Mr. Strangelove_ A Biography of Peter Sellers - Ed Sikov [88]
Despite its Hollywood-based director and producer and New York financiers, Lolita’s production took place in England. Harris explains: “We wanted to keep a very low profile during the shooting of that film. Everybody seemed to be interested in how we were going to do Lolita, and what was going to be in terms of censorship, and what did the girl look like . . . We felt that if we just got away from Hollywood and got to England, a place where we spoke the language, we could keep a much lower profile.” But it was financial considerations that actually drove the decision. To attract foreign film productions, the United Kingdom was offering filmmakers the ability to write off substantial expenses if four out of five of the cast and crew were subjects of the queen.
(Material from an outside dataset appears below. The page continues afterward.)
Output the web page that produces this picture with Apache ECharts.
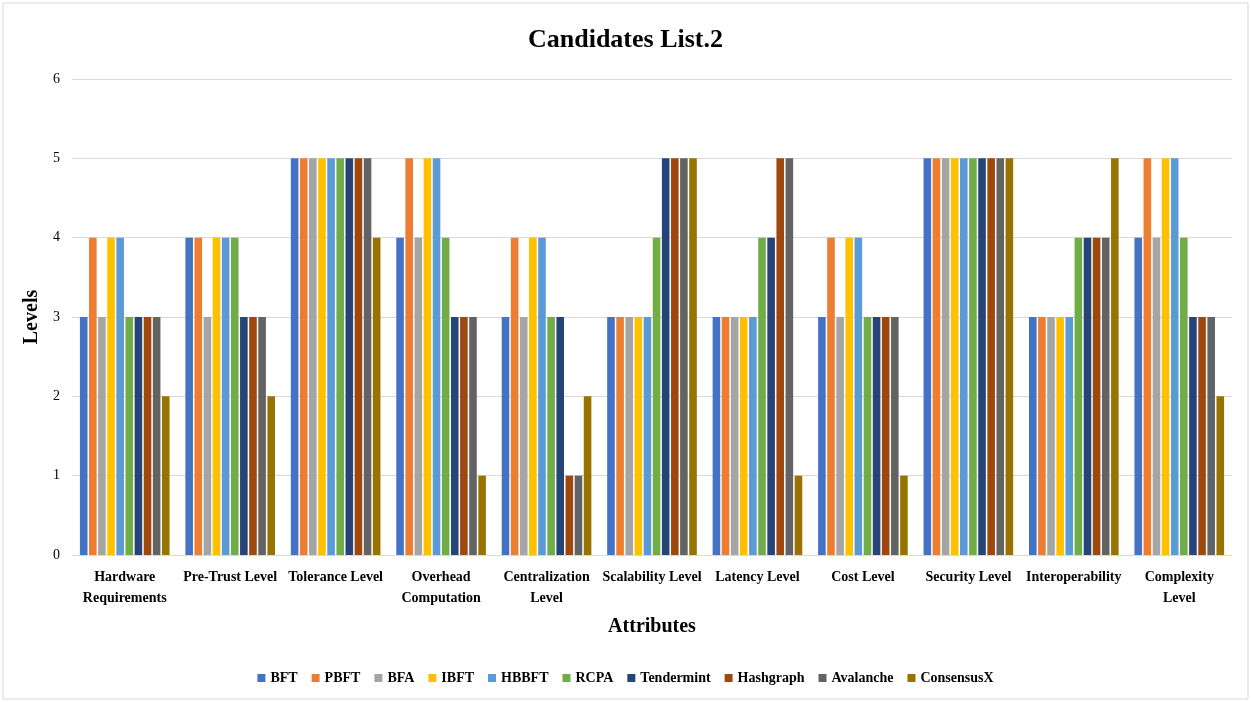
<!DOCTYPE html>
<html>
<head>
<meta charset="utf-8">
<script src="https://cdn.jsdelivr.net/npm/echarts@6/dist/echarts.min.js"></script>
<style>
  html, body { margin: 0; padding: 0; background: #fff; }
  #chart { width: 1251px; height: 702px; }
</style>
</head>
<body>
<div id="chart"></div>
<script>
// attributes on the x axis
const categories = ['Hardware\nRequirements', 'Pre-Trust Level', 'Tolerance Level', 'Overhead\nComputation',
  'Centralization\nLevel', 'Scalability Level', 'Latency Level', 'Cost Level', 'Security Level',
  'Interoperability', 'Complexity\nLevel']

const seriesNames = ['BFT', 'PBFT', 'BFA', 'IBFT', 'HBBFT', 'RCPA', 'Tendermint', 'Hashgraph', 'Avalanche', 'ConsensusX']
const colors = ['#4472C4', '#ED7D31', '#A5A5A5', '#FFC000', '#5B9BD5', '#70AD47', '#264478', '#9E480E', '#636363', '#997300']

// levels per candidate, one value per attribute
const bft        = [3, 4, 5, 4, 3, 3, 3, 3, 5, 3, 4]
const pbft       = [4, 4, 5, 5, 4, 3, 3, 4, 5, 3, 5]
const bfa        = [3, 3, 5, 4, 3, 3, 3, 3, 5, 3, 4]
const ibft       = [4, 4, 5, 5, 4, 3, 3, 4, 5, 3, 5]
const hbbft      = [4, 4, 5, 5, 4, 3, 3, 4, 5, 3, 5]
const rcpa       = [3, 4, 5, 4, 3, 4, 4, 3, 5, 4, 4]
const tendermint = [3, 3, 5, 3, 3, 5, 4, 3, 5, 4, 3]
const hashgraph  = [3, 3, 5, 3, 1, 5, 5, 3, 5, 4, 3]
const avalanche  = [3, 3, 5, 3, 1, 5, 5, 3, 5, 4, 3]
const consensusX = [2, 2, 4, 1, 2, 5, 1, 1, 5, 5, 2]

const yTicks = [0, 1, 2, 3, 4, 5, 6]

const allData = [bft, pbft, bfa, ibft, hbbft, rcpa, tendermint, hashgraph, avalanche, consensusX]
const font = "'Liberation Serif', 'Times New Roman', serif"

const chart = echarts.init(document.getElementById('chart'))
chart.setOption({
  color: colors,
  textStyle: { fontFamily: font },
  title: {
    text: 'Candidates List.2',
    left: 'center',
    top: 22,
    textStyle: { fontFamily: font, fontSize: 26, fontWeight: 'bold', color: '#000' }
  },
  graphic: [{
    type: 'rect',
    shape: { x: 3, y: 3, width: 1245, height: 696 },
    style: { fill: 'none', stroke: '#d9d9d9', lineWidth: 1 },
    silent: true
  }],
  legend: {
    data: seriesNames,
    bottom: 12,
    left: 'center',
    itemWidth: 8,
    itemHeight: 8,
    itemGap: 14,
    icon: 'rect',
    textStyle: { fontFamily: font, fontSize: 14, fontWeight: 'bold', color: '#000' }
  },
  grid: { left: 72, right: 19, top: 79, bottom: 147 },
  xAxis: {
    type: 'category',
    data: categories,
    name: 'Attributes',
    nameLocation: 'middle',
    nameGap: 62,
    nameTextStyle: { fontFamily: font, fontSize: 20, fontWeight: 'bold', color: '#000' },
    axisTick: { show: false },
    axisLine: { lineStyle: { color: '#d9d9d9' } },
    axisLabel: {
      interval: 0,
      margin: 12,
      lineHeight: 21,
      fontFamily: font,
      fontSize: 14,
      fontWeight: 'bold',
      color: '#000'
    }
  },
  yAxis: {
    type: 'value',
    min: yTicks[0],
    max: yTicks[yTicks.length - 1],
    interval: 1,
    name: 'Levels',
    nameLocation: 'middle',
    nameGap: 25,
    nameTextStyle: { fontFamily: font, fontSize: 20, fontWeight: 'bold', color: '#000' },
    axisLine: { show: false },
    axisTick: { show: false },
    axisLabel: { fontFamily: font, fontSize: 14, color: '#000', margin: 12 },
    splitLine: { lineStyle: { color: '#d9d9d9' } }
  },
  series: seriesNames.map((name, i) => ({
    name: name,
    type: 'bar',
    data: allData[i],
    barGap: '20%',
    barCategoryGap: '15%'
  }))
})
</script>
</body>
</html>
Peter counted. “The word was that this guy was just terrific,” Harris later said. “It caused us to feel lucky if we could get him. It turned out that Peter had an availability—but not much, because he was so busy going from one picture to another. If we could shoot his part in the picture on fourteen consecutive days, he could work us in.” Shooting began in late November 1960, at Elstree.
For the role of Lolita’s mother, Kubrick cast Shelley Winters, the undisputed queen of poignant tawdriness. In 1951, for instance, she invited audiences to cheer Montgomery Clift on in his goal of killing her in A Place in the Sun. (It requires extraordinary skill to achieve that degree of contempt.) For Lolita herself, Kubrick signed an unknown, Sue Lyon, after Nabokov nixed Tuesday Weld. Peter was necessarily captivated by the girl, but even he knew she was off limits. Still, at a party at James Mason’s house during the production, Mason’s wife was fascinated to see Peter spending most of the evening lying on his back, Michelangelo-like but on the floor, snapping photos of the sexy fifteen-year-old.
Like the making of so many great films, the construction of Lolita was a matter of methodically creating nuanced art among gargantuan egos. Mason, the star of the picture (not to mention the star of Max Ophuls’s Caught, 1949; George Cukor’s A Star Is Born, 1954; Nicholas Ray’s Bigger than Life, 1956; and many other films) was not at all happy at the way Kubrick fawned over him—meaning Peter. According to Mason, Kubrick “was so besotted with the genius of Peter Sellers that he seemed never to have enough of him.” Mason was right. Sellers and Kubrick harmonized in a way that rarely occurred between Peter and his directors. They shared the same macabre sensibility. They bonded.
At the time, as James B. Harris recalls, Peter was particularly social as far as Kubrick and Harris were concerned: “Every Sunday we used to go out to Chipperfield and visit with Peter and Annie and all his friends. The Boulting brothers were there, and Graham Stark, and David Lodge. It became sort of a ritual.” It also seems to have helped drive a wedge between Peter and the rest of the cast.
During rehearsals, Kubrick suggested that his actors pretend to have forgotten the lines they had just meticulously memorized—except for Peter, who’d been told not to worry about his scripted dialogue at all. Instead, Kubrick announced, Peter should do what Peter did best: Make things up on the spur of the moment. Cues be damned—let it fly! Mason was annoyed, but he didn’t blame his costar: “You could not fault Peter Sellers. He was the only one allowed, or rather encouraged, to improvise his entire performance. The rest of us improvised only during rehearsals, then incorporated any departures from the original script that had seemed particularly effective.” Kubrick’s artistic instinct was right on target. With Sellers given free rein, Quilty became even more unpredictable and terrifying.